* _Stored data_:

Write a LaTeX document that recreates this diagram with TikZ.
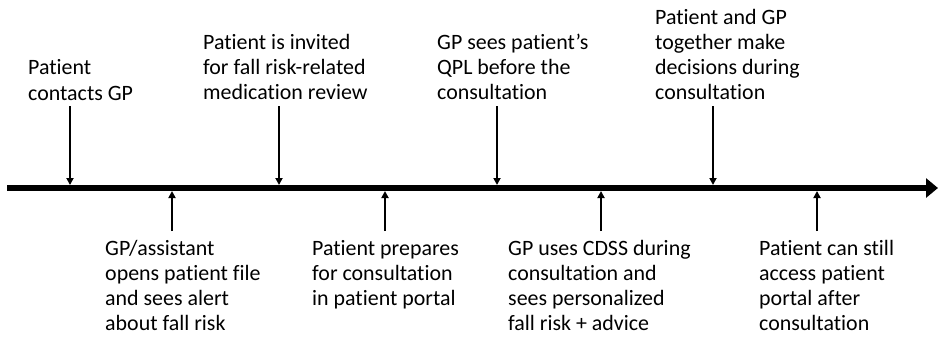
\documentclass[tikz,border=0pt]{standalone}
\usepackage{fontspec}
\setmainfont{Carlito}[Ligatures={NoCommon}]
\usetikzlibrary{arrows.meta}
\begin{document}
\begin{tikzpicture}[x=1bp,y=-1bp,
  lbl/.style={anchor=north west,inner sep=0pt,align=left,
    font=\fontsize{22}{25.3}\selectfont},
  evarrow/.style={line width=1.8bp,-{Triangle[length=7bp,width=7bp]}},
  axis/.style={line width=6bp,-{Triangle[length=12bp,width=19bp]}}]
\useasboundingbox (0,0) rectangle (939,337);
% timeline
\coordinate (tstart) at (7,188);
\coordinate (tend) at (938,188);
\draw[axis] (tstart) -- (tend);
\coordinate (ltop) at (0,185);
\coordinate (lbot) at (0,191);
% top labels (strut gives fixed first baseline = top + 17.71)
\node[lbl] (t1) at (28,74.7-17.71) {\strut Patient\\contacts GP};
\node[lbl] (t2) at (203,49.4-17.71) {\strut Patient is invited\\for fall risk-related\\medication review};
\node[lbl] (t3) at (437,49.4-17.71) {\strut GP sees patient’s\\QPL before the\\consultation};
\node[lbl] (t4) at (655,24.1-17.71) {\strut Patient and GP\\together make\\decisions during\\consultation};
% bottom labels
\node[lbl] (b1) at (105,255-17.71) {\strut GP/assistant\\opens patient file\\and sees alert\\about fall risk};
\node[lbl] (b2) at (312,255-17.71) {\strut Patient prepares\\for consultation\\in patient portal};
\node[lbl] (b3) at (508,255-17.71) {\strut GP uses CDSS during\\consultation and\\sees personalized\\fall risk + advice};
\node[lbl] (b4) at (759,255-17.71) {\strut Patient can still\\access patient\\portal after\\consultation};
% down arrows
\foreach \n/\x in {d1/70,d2/279,d3/497,d4/713}{
  \coordinate (\n) at (\x,106);
  \draw[evarrow] (\n) -- (\n |- ltop);
}
% up arrows
\foreach \n/\x in {u1/172,u2/385,u3/601,u4/817}{
  \coordinate (\n) at (\x,231);
  \draw[evarrow] (\n) -- (\n |- lbot);
}
\end{tikzpicture}
\end{document}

* _Directions for this task_:
Transcribe the listing in full and omit the pictures.

* _Solution to this exercise_:
Write a LaTeX document that recreates this diagram with TikZ.
\documentclass[tikz,border=0pt]{standalone}
\usepackage{fontspec}
\setmainfont{Carlito}[Ligatures={NoCommon}]
\usetikzlibrary{arrows.meta}
\begin{document}
\begin{tikzpicture}[x=1bp,y=-1bp,
  lbl/.style={anchor=north west,inner sep=0pt,align=left,
    font=\fontsize{22}{25.3}\selectfont},
  evarrow/.style={line width=1.8bp,-{Triangle[length=7bp,width=7bp]}},
  axis/.style={line width=6bp,-{Triangle[length=12bp,width=19bp]}}]
\useasboundingbox (0,0) rectangle (939,337);
% timeline
\coordinate (tstart) at (7,188);
\coordinate (tend) at (938,188);
\draw[axis] (tstart) -- (tend);
\coordinate (ltop) at (0,185);
\coordinate (lbot) at (0,191);
% top labels (strut gives fixed first baseline = top + 17.71)
\node[lbl] (t1) at (28,74.7-17.71) {\strut Patient\\contacts GP};
\node[lbl] (t2) at (203,49.4-17.71) {\strut Patient is invited\\for fall risk-related\\medication review};
\node[lbl] (t3) at (437,49.4-17.71) {\strut GP sees patient’s\\QPL before the\\consultation};
\node[lbl] (t4) at (655,24.1-17.71) {\strut Patient and GP\\together make\\decisions during\\consultation};
% bottom labels
\node[lbl] (b1) at (105,255-17.71) {\strut GP/assistant\\opens patient file\\and sees alert\\about fall risk};
\node[lbl] (b2) at (312,255-17.71) {\strut Patient prepares\\for consultation\\in patient portal};
\node[lbl] (b3) at (508,255-17.71) {\strut GP uses CDSS during\\consultation and\\sees personalized\\fall risk + advice};
\node[lbl] (b4) at (759,255-17.71) {\strut Patient can still\\access patient\\portal after\\consultation};
% down arrows
\foreach \n/\x in {d1/70,d2/279,d3/497,d4/713}{
  \coordinate (\n) at (\x,106);
  \draw[evarrow] (\n) -- (\n |- ltop);
}
% up arrows
\foreach \n/\x in {u1/172,u2/385,u3/601,u4/817}{
  \coordinate (\n) at (\x,231);
  \draw[evarrow] (\n) -- (\n |- lbot);
}
\end{tikzpicture}
\end{document}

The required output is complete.